Submission Guidelines
The V.V.V.S.S. is back up and running after a record two days! Under the steady and not trembly hand of Marfunk Q. Peawhittle, the VVVSS will be accepting submissions again! Please follow the guidelines as stated below. All submission will continue to be received at:
superoddball@gmail.com
Thanks for your support!
—Marfunk Q. Peawhittle
AT PRESENT, V.V.V.S.S. IS CLOSED. We had a good run, but I’m bored! If I get the urge, I might do another one of these things sometime! Thanks!
—Richard F. Yates
To submit to Very Very Very Short Stories, first you must agree to allow me to publish your story, both here in electronic form and, if I ever get around to it, in paper form as well in an anthology of V.V.V.S.S. works, with the understanding that you will receive no monetary payment for your work. (You will get the satisfaction of knowing I think something you wrote is cool, which is pretty fancy!) By sending your work to V.V.V.S.S. for consideration, you agree to these terms.
Please make sure that all works are original, unpublished stories, for which you own all rights. Once these works appear on this blog (and possibly in print) you can reprint/repost them all you want, as long as you mention that they were first published here. I’ll make sure you get credit for your work, as long as you give me credit for thinking it’s cool and publishing it here first! Is that a deal? (If so, send your stuff this way. If not, bugger off!)
To make this whole thing easy as pi, just send your very, very, very, short story to me via email with the subject line “Submission – (Your Name)” with the story pasted into the body of the email. Got that? For me to bother reading your piece you MUST put the proper subject line: “Submission – (Your Name)” with your own name in the proper spot, and with the story in the BODY of the email.
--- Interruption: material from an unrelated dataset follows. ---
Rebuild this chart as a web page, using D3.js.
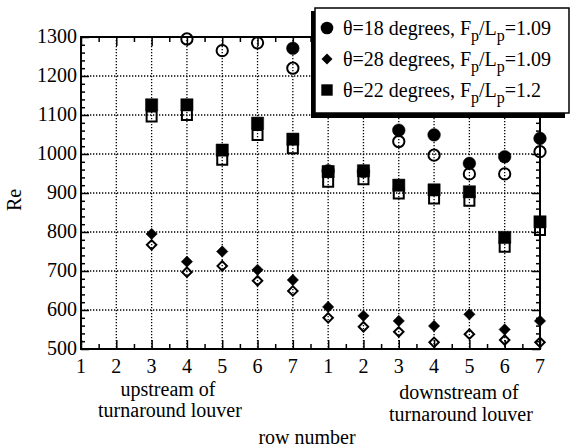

I will not open attachments, and I will think mean and horrible thoughts at you if you send me an email with an attachment. Simple, right? Here is the address:
superoddball@gmail.com
Please follow these guidelines, and we’ll all have some fun. CROSS ME ON THIS, and you know some of you will, and I’ll fill the universe with negativity that will undoubtedly find its way back to you… You’ve been briefed. Let’s get going!